• _PROBLEM REQUIREMENTS_:
Copy the data that follows exactly. Include no pictures.

• _MATERIAL_:
::::
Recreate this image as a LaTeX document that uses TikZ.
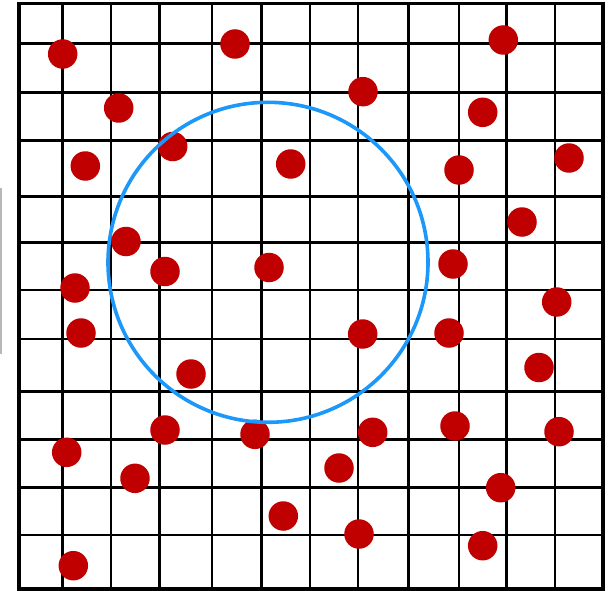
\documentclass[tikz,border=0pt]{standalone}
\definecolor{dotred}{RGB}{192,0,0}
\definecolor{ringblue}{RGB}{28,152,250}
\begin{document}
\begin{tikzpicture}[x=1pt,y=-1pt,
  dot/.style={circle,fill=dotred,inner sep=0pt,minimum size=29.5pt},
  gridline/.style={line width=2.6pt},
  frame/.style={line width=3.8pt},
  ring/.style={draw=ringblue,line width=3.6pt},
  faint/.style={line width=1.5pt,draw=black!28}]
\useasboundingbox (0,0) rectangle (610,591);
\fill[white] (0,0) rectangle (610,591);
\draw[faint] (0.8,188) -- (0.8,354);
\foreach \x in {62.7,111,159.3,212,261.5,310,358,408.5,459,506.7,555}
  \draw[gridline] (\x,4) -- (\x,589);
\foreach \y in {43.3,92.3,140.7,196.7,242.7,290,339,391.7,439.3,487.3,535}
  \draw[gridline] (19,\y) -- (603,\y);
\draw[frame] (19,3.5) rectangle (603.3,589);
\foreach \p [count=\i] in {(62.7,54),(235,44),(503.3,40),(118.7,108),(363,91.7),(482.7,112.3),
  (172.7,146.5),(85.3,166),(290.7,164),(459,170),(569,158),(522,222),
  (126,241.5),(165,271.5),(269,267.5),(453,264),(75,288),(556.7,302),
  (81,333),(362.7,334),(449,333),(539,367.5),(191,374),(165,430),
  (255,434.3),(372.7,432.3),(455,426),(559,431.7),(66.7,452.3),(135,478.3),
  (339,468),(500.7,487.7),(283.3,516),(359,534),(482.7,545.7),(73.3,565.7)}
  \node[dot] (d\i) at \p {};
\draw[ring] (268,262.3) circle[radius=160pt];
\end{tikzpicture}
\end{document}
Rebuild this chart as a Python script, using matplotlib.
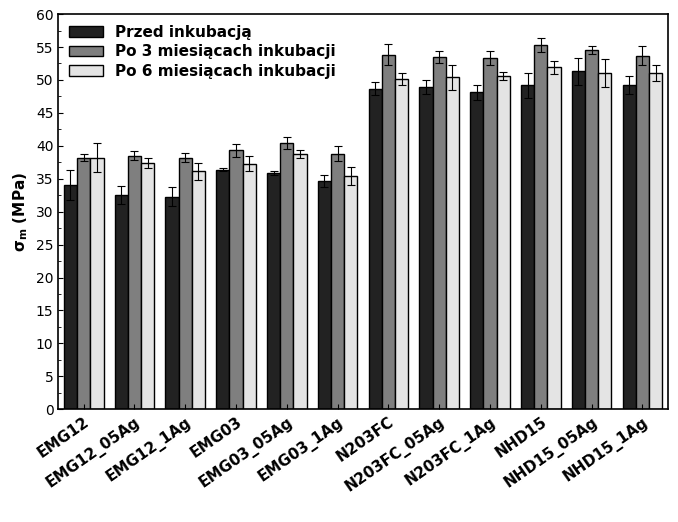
::::
• _EXPECTED ANSWER_:
Recreate this image as a LaTeX document that uses TikZ.
\documentclass[tikz,border=0pt]{standalone}
\definecolor{dotred}{RGB}{192,0,0}
\definecolor{ringblue}{RGB}{28,152,250}
\begin{document}
\begin{tikzpicture}[x=1pt,y=-1pt,
  dot/.style={circle,fill=dotred,inner sep=0pt,minimum size=29.5pt},
  gridline/.style={line width=2.6pt},
  frame/.style={line width=3.8pt},
  ring/.style={draw=ringblue,line width=3.6pt},
  faint/.style={line width=1.5pt,draw=black!28}]
\useasboundingbox (0,0) rectangle (610,591);
\fill[white] (0,0) rectangle (610,591);
\draw[faint] (0.8,188) -- (0.8,354);
\foreach \x in {62.7,111,159.3,212,261.5,310,358,408.5,459,506.7,555}
  \draw[gridline] (\x,4) -- (\x,589);
\foreach \y in {43.3,92.3,140.7,196.7,242.7,290,339,391.7,439.3,487.3,535}
  \draw[gridline] (19,\y) -- (603,\y);
\draw[frame] (19,3.5) rectangle (603.3,589);
\foreach \p [count=\i] in {(62.7,54),(235,44),(503.3,40),(118.7,108),(363,91.7),(482.7,112.3),
  (172.7,146.5),(85.3,166),(290.7,164),(459,170),(569,158),(522,222),
  (126,241.5),(165,271.5),(269,267.5),(453,264),(75,288),(556.7,302),
  (81,333),(362.7,334),(449,333),(539,367.5),(191,374),(165,430),
  (255,434.3),(372.7,432.3),(455,426),(559,431.7),(66.7,452.3),(135,478.3),
  (339,468),(500.7,487.7),(283.3,516),(359,534),(482.7,545.7),(73.3,565.7)}
  \node[dot] (d\i) at \p {};
\draw[ring] (268,262.3) circle[radius=160pt];
\end{tikzpicture}
\end{document}
Rebuild this chart as a Python script, using matplotlib.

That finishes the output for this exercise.